As one well-placed Labour insider told Latika Takes: ‘If Keir’s plan was to cut Wes off at the legs, it’s spectacularly backfired. Labour MPs have been impressed at how Wes responded and next May will be looking at how to install him as Prime Minister.’
‘This whole episode has just confirmed, beyond any doubt, for lots of Labour MPs that Keir lacks the political skills, acumen and flair to convince the nation that breaking a central manifesto promise is necessary,’ the insider said.
‘The guy is now more unpopular than Corbyn. It’s just a matter of time now.’
Labour has four years to cauterise its self-inflicted bleeding. Replacing a leader, as the Conservatives and both sides of Australian politics well know, is no guarantee of success.
But Starmer, however well-intentioned, is clearly ill-suited to politics and public communication. A Labour MP who thinks Starmer leads them to the next election is a rare if not endangered species.

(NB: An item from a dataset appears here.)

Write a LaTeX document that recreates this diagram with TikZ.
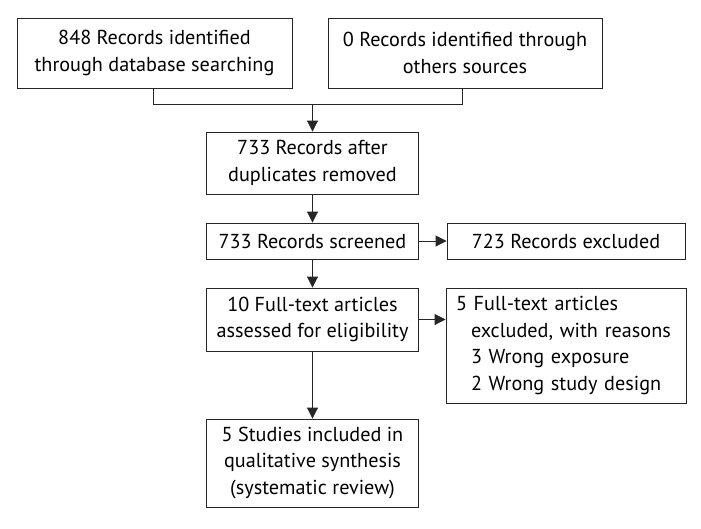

And this leadership change matters more than most. Labour loves to despair at former Conservative Prime Minister David Cameron, whose legacy, they say, is losing Europe.
But if left uncorrected, Starmer’s premiership will not be remembered for any achievement but for squandering a huge majority and handing the country to Nigel Farage to lead.
Cameron’s Brexit referendum will look like a misdemeanour in comparison.